» WORK TO DO
Repeat the data word for word. Do not include the pictures.

» SOURCE EXCERPT
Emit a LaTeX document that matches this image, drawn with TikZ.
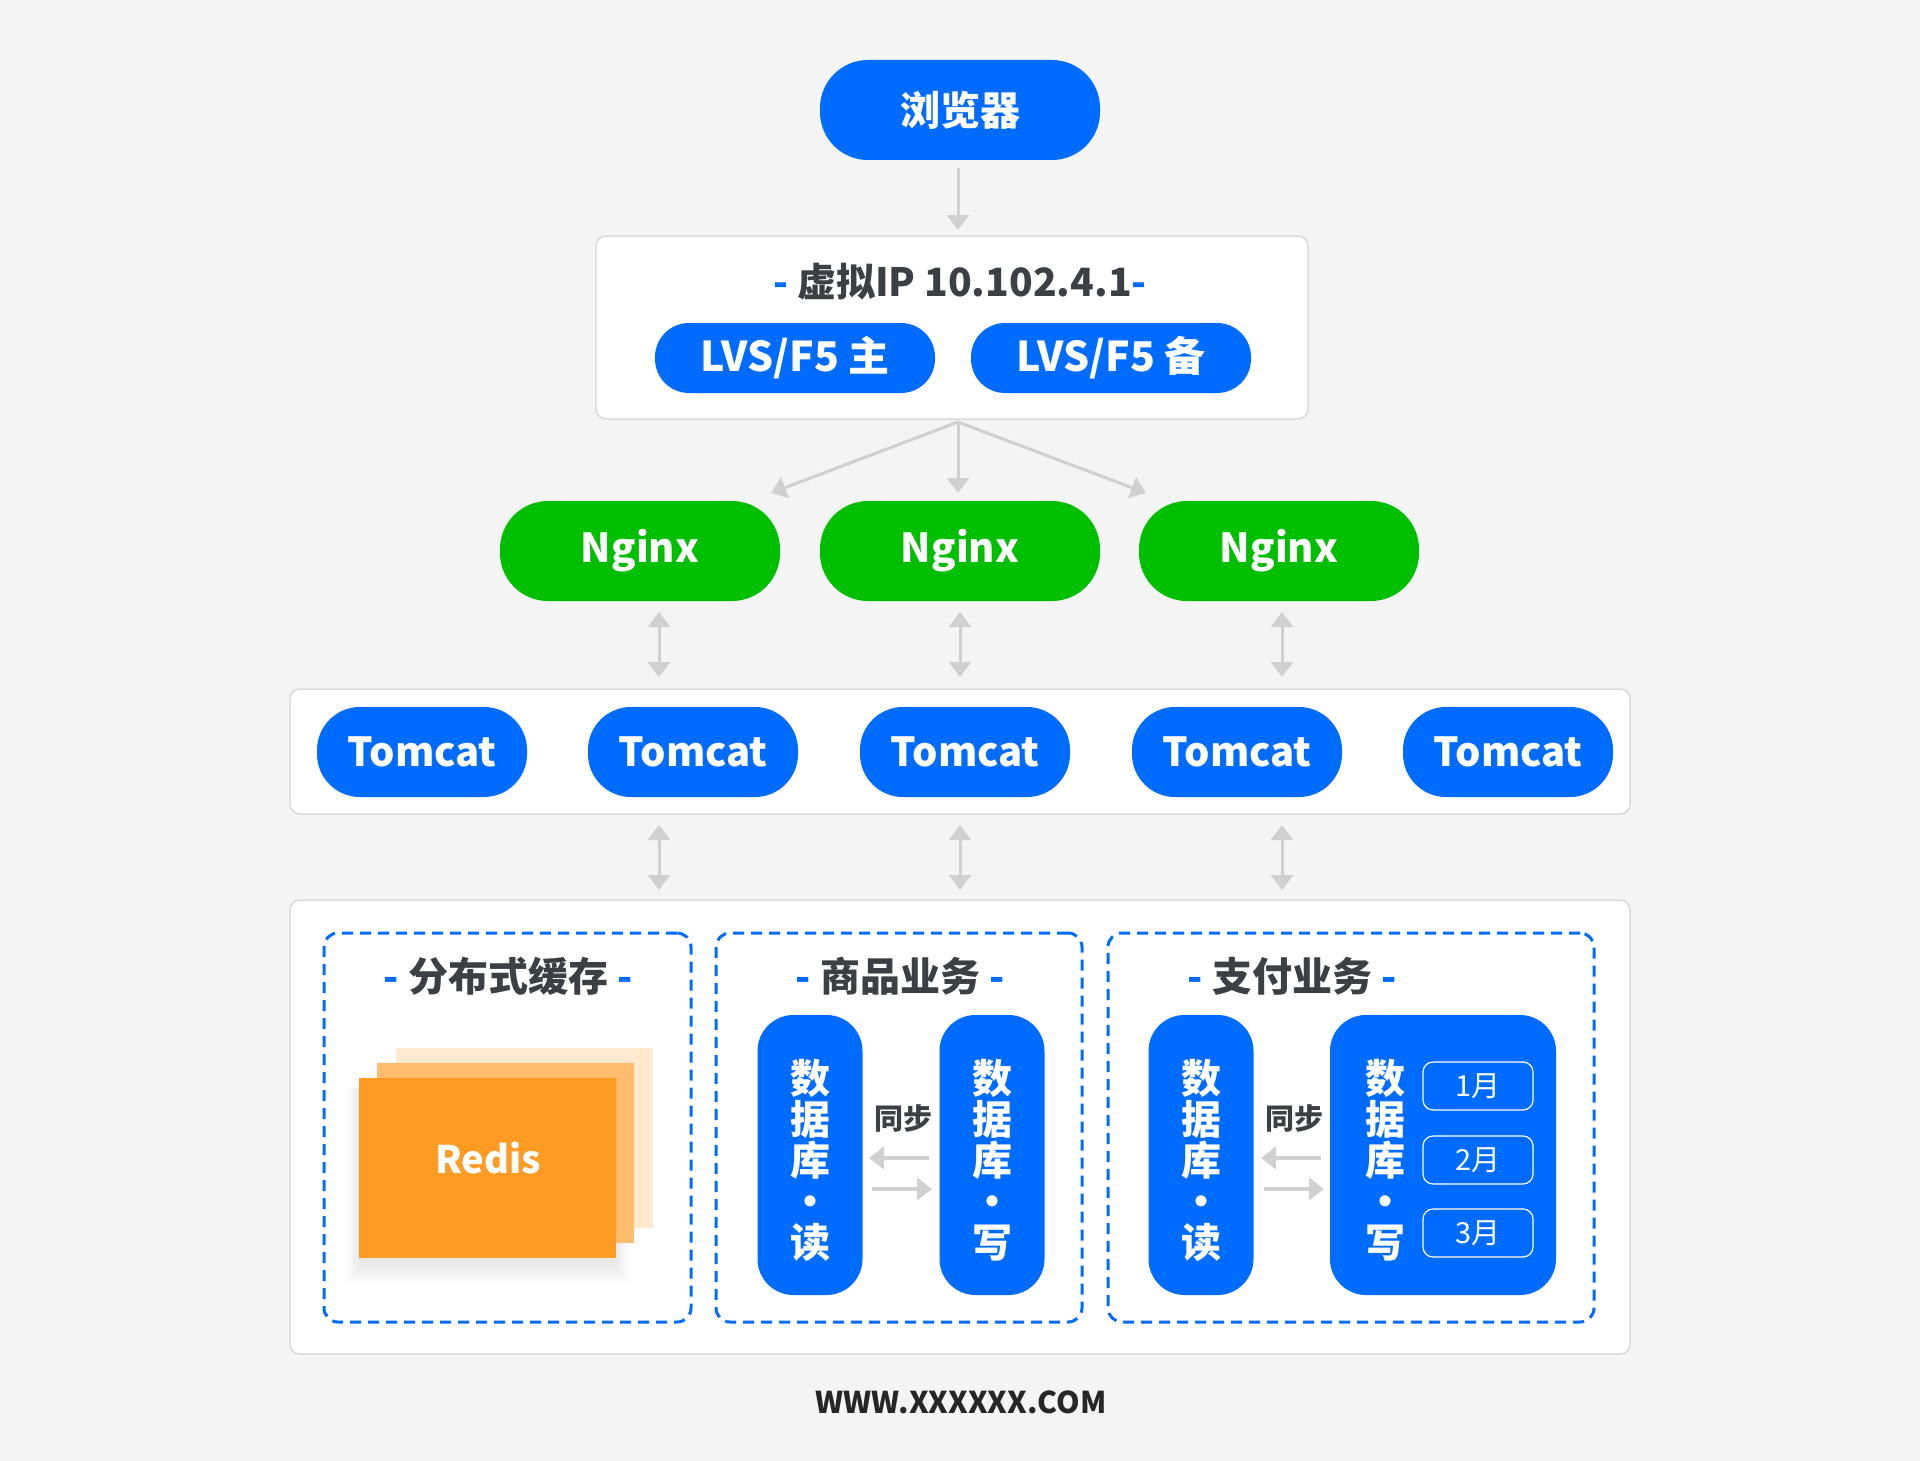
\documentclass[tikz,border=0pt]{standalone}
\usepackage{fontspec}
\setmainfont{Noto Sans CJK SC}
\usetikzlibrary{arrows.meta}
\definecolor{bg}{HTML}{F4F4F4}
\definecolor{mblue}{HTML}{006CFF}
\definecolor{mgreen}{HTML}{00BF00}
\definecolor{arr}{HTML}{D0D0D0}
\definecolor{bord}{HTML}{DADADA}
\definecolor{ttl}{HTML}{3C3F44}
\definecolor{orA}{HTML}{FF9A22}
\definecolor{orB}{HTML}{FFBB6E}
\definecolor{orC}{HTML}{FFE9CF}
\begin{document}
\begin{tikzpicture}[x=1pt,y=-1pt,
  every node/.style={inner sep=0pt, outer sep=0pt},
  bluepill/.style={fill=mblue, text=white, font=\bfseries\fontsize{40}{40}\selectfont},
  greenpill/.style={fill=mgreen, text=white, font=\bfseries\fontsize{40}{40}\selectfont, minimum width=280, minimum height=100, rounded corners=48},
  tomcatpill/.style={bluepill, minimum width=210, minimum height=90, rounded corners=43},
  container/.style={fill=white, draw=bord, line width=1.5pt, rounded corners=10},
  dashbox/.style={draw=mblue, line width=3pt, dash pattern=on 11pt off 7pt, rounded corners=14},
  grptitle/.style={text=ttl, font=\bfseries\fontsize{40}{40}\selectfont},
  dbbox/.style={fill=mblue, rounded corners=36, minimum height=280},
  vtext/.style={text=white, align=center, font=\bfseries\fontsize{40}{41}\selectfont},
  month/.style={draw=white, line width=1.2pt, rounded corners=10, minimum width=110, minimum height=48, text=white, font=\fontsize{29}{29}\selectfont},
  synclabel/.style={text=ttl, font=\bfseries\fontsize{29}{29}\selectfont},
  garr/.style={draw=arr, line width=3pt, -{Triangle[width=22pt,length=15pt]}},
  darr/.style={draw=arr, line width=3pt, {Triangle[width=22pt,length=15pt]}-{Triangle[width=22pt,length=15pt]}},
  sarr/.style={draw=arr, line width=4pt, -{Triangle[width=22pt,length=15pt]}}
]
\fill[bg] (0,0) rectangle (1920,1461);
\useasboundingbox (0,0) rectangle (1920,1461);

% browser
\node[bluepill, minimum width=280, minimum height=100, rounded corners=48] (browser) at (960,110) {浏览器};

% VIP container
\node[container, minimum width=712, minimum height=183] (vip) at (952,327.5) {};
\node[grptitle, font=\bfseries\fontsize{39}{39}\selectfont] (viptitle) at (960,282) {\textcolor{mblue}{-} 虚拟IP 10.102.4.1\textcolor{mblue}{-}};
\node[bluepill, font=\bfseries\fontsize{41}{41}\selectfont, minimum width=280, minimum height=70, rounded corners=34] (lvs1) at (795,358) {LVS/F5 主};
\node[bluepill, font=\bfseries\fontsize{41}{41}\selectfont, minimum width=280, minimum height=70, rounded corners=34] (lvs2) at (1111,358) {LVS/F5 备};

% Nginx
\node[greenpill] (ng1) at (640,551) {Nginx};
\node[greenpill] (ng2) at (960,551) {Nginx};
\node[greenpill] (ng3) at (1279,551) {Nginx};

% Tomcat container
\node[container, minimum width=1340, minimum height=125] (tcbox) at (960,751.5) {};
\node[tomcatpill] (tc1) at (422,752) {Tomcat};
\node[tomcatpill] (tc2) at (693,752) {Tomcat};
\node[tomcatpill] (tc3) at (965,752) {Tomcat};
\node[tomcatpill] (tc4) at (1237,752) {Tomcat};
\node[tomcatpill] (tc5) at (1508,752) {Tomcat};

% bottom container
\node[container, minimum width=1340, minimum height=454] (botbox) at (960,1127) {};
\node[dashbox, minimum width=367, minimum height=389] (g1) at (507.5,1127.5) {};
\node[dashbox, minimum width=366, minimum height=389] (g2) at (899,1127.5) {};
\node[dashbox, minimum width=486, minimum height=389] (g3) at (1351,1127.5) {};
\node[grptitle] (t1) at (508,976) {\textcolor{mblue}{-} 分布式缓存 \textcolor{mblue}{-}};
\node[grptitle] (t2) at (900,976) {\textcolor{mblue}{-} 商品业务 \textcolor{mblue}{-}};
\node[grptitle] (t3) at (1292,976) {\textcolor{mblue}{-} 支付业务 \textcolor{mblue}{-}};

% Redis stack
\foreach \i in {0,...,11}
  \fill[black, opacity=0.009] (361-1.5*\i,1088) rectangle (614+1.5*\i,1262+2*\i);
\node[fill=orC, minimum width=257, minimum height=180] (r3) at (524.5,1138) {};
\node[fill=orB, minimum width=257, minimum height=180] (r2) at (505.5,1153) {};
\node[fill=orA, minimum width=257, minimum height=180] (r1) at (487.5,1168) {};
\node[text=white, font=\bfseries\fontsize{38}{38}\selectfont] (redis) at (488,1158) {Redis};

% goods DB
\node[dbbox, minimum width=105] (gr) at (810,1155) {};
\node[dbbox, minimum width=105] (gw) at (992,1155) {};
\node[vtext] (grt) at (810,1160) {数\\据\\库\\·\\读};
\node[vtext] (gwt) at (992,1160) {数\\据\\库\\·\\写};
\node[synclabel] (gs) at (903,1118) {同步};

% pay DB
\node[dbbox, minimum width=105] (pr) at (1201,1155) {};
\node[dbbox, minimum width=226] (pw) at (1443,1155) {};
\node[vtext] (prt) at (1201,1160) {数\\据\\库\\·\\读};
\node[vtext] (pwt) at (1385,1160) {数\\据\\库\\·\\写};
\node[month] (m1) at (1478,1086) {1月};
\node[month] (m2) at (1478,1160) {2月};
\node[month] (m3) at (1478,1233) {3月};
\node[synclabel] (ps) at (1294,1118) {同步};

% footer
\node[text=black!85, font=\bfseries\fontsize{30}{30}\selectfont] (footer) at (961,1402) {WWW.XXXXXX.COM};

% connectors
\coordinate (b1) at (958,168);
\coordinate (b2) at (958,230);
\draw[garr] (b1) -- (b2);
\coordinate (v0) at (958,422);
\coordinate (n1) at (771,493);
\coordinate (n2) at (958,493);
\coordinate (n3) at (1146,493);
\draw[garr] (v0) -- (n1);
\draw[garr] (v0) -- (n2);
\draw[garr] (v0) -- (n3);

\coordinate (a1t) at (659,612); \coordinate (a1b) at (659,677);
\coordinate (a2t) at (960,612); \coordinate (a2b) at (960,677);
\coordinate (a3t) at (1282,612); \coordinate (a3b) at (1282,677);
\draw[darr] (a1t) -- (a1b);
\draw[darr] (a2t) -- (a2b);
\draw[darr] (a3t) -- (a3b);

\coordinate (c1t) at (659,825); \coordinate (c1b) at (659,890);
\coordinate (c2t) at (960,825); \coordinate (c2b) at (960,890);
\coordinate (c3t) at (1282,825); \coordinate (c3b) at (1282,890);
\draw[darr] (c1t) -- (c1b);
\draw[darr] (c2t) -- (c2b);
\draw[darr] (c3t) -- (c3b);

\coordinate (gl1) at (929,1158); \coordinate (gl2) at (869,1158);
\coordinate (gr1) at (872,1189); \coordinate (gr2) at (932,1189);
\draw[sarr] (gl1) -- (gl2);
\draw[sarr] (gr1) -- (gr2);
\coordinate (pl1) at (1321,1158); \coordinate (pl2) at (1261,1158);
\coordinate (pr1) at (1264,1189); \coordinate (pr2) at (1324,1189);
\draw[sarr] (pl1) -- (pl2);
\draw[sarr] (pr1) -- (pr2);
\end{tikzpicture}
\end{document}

» TASK SOLUTION
Emit a LaTeX document that matches this image, drawn with TikZ.
\documentclass[tikz,border=0pt]{standalone}
\usepackage{fontspec}
\setmainfont{Noto Sans CJK SC}
\usetikzlibrary{arrows.meta}
\definecolor{bg}{HTML}{F4F4F4}
\definecolor{mblue}{HTML}{006CFF}
\definecolor{mgreen}{HTML}{00BF00}
\definecolor{arr}{HTML}{D0D0D0}
\definecolor{bord}{HTML}{DADADA}
\definecolor{ttl}{HTML}{3C3F44}
\definecolor{orA}{HTML}{FF9A22}
\definecolor{orB}{HTML}{FFBB6E}
\definecolor{orC}{HTML}{FFE9CF}
\begin{document}
\begin{tikzpicture}[x=1pt,y=-1pt,
  every node/.style={inner sep=0pt, outer sep=0pt},
  bluepill/.style={fill=mblue, text=white, font=\bfseries\fontsize{40}{40}\selectfont},
  greenpill/.style={fill=mgreen, text=white, font=\bfseries\fontsize{40}{40}\selectfont, minimum width=280, minimum height=100, rounded corners=48},
  tomcatpill/.style={bluepill, minimum width=210, minimum height=90, rounded corners=43},
  container/.style={fill=white, draw=bord, line width=1.5pt, rounded corners=10},
  dashbox/.style={draw=mblue, line width=3pt, dash pattern=on 11pt off 7pt, rounded corners=14},
  grptitle/.style={text=ttl, font=\bfseries\fontsize{40}{40}\selectfont},
  dbbox/.style={fill=mblue, rounded corners=36, minimum height=280},
  vtext/.style={text=white, align=center, font=\bfseries\fontsize{40}{41}\selectfont},
  month/.style={draw=white, line width=1.2pt, rounded corners=10, minimum width=110, minimum height=48, text=white, font=\fontsize{29}{29}\selectfont},
  synclabel/.style={text=ttl, font=\bfseries\fontsize{29}{29}\selectfont},
  garr/.style={draw=arr, line width=3pt, -{Triangle[width=22pt,length=15pt]}},
  darr/.style={draw=arr, line width=3pt, {Triangle[width=22pt,length=15pt]}-{Triangle[width=22pt,length=15pt]}},
  sarr/.style={draw=arr, line width=4pt, -{Triangle[width=22pt,length=15pt]}}
]
\fill[bg] (0,0) rectangle (1920,1461);
\useasboundingbox (0,0) rectangle (1920,1461);

% browser
\node[bluepill, minimum width=280, minimum height=100, rounded corners=48] (browser) at (960,110) {浏览器};

% VIP container
\node[container, minimum width=712, minimum height=183] (vip) at (952,327.5) {};
\node[grptitle, font=\bfseries\fontsize{39}{39}\selectfont] (viptitle) at (960,282) {\textcolor{mblue}{-} 虚拟IP 10.102.4.1\textcolor{mblue}{-}};
\node[bluepill, font=\bfseries\fontsize{41}{41}\selectfont, minimum width=280, minimum height=70, rounded corners=34] (lvs1) at (795,358) {LVS/F5 主};
\node[bluepill, font=\bfseries\fontsize{41}{41}\selectfont, minimum width=280, minimum height=70, rounded corners=34] (lvs2) at (1111,358) {LVS/F5 备};

% Nginx
\node[greenpill] (ng1) at (640,551) {Nginx};
\node[greenpill] (ng2) at (960,551) {Nginx};
\node[greenpill] (ng3) at (1279,551) {Nginx};

% Tomcat container
\node[container, minimum width=1340, minimum height=125] (tcbox) at (960,751.5) {};
\node[tomcatpill] (tc1) at (422,752) {Tomcat};
\node[tomcatpill] (tc2) at (693,752) {Tomcat};
\node[tomcatpill] (tc3) at (965,752) {Tomcat};
\node[tomcatpill] (tc4) at (1237,752) {Tomcat};
\node[tomcatpill] (tc5) at (1508,752) {Tomcat};

% bottom container
\node[container, minimum width=1340, minimum height=454] (botbox) at (960,1127) {};
\node[dashbox, minimum width=367, minimum height=389] (g1) at (507.5,1127.5) {};
\node[dashbox, minimum width=366, minimum height=389] (g2) at (899,1127.5) {};
\node[dashbox, minimum width=486, minimum height=389] (g3) at (1351,1127.5) {};
\node[grptitle] (t1) at (508,976) {\textcolor{mblue}{-} 分布式缓存 \textcolor{mblue}{-}};
\node[grptitle] (t2) at (900,976) {\textcolor{mblue}{-} 商品业务 \textcolor{mblue}{-}};
\node[grptitle] (t3) at (1292,976) {\textcolor{mblue}{-} 支付业务 \textcolor{mblue}{-}};

% Redis stack
\foreach \i in {0,...,11}
  \fill[black, opacity=0.009] (361-1.5*\i,1088) rectangle (614+1.5*\i,1262+2*\i);
\node[fill=orC, minimum width=257, minimum height=180] (r3) at (524.5,1138) {};
\node[fill=orB, minimum width=257, minimum height=180] (r2) at (505.5,1153) {};
\node[fill=orA, minimum width=257, minimum height=180] (r1) at (487.5,1168) {};
\node[text=white, font=\bfseries\fontsize{38}{38}\selectfont] (redis) at (488,1158) {Redis};

% goods DB
\node[dbbox, minimum width=105] (gr) at (810,1155) {};
\node[dbbox, minimum width=105] (gw) at (992,1155) {};
\node[vtext] (grt) at (810,1160) {数\\据\\库\\·\\读};
\node[vtext] (gwt) at (992,1160) {数\\据\\库\\·\\写};
\node[synclabel] (gs) at (903,1118) {同步};

% pay DB
\node[dbbox, minimum width=105] (pr) at (1201,1155) {};
\node[dbbox, minimum width=226] (pw) at (1443,1155) {};
\node[vtext] (prt) at (1201,1160) {数\\据\\库\\·\\读};
\node[vtext] (pwt) at (1385,1160) {数\\据\\库\\·\\写};
\node[month] (m1) at (1478,1086) {1月};
\node[month] (m2) at (1478,1160) {2月};
\node[month] (m3) at (1478,1233) {3月};
\node[synclabel] (ps) at (1294,1118) {同步};

% footer
\node[text=black!85, font=\bfseries\fontsize{30}{30}\selectfont] (footer) at (961,1402) {WWW.XXXXXX.COM};

% connectors
\coordinate (b1) at (958,168);
\coordinate (b2) at (958,230);
\draw[garr] (b1) -- (b2);
\coordinate (v0) at (958,422);
\coordinate (n1) at (771,493);
\coordinate (n2) at (958,493);
\coordinate (n3) at (1146,493);
\draw[garr] (v0) -- (n1);
\draw[garr] (v0) -- (n2);
\draw[garr] (v0) -- (n3);

\coordinate (a1t) at (659,612); \coordinate (a1b) at (659,677);
\coordinate (a2t) at (960,612); \coordinate (a2b) at (960,677);
\coordinate (a3t) at (1282,612); \coordinate (a3b) at (1282,677);
\draw[darr] (a1t) -- (a1b);
\draw[darr] (a2t) -- (a2b);
\draw[darr] (a3t) -- (a3b);

\coordinate (c1t) at (659,825); \coordinate (c1b) at (659,890);
\coordinate (c2t) at (960,825); \coordinate (c2b) at (960,890);
\coordinate (c3t) at (1282,825); \coordinate (c3b) at (1282,890);
\draw[darr] (c1t) -- (c1b);
\draw[darr] (c2t) -- (c2b);
\draw[darr] (c3t) -- (c3b);

\coordinate (gl1) at (929,1158); \coordinate (gl2) at (869,1158);
\coordinate (gr1) at (872,1189); \coordinate (gr2) at (932,1189);
\draw[sarr] (gl1) -- (gl2);
\draw[sarr] (gr1) -- (gr2);
\coordinate (pl1) at (1321,1158); \coordinate (pl2) at (1261,1158);
\coordinate (pr1) at (1264,1189); \coordinate (pr2) at (1324,1189);
\draw[sarr] (pl1) -- (pl2);
\draw[sarr] (pr1) -- (pr2);
\end{tikzpicture}
\end{document}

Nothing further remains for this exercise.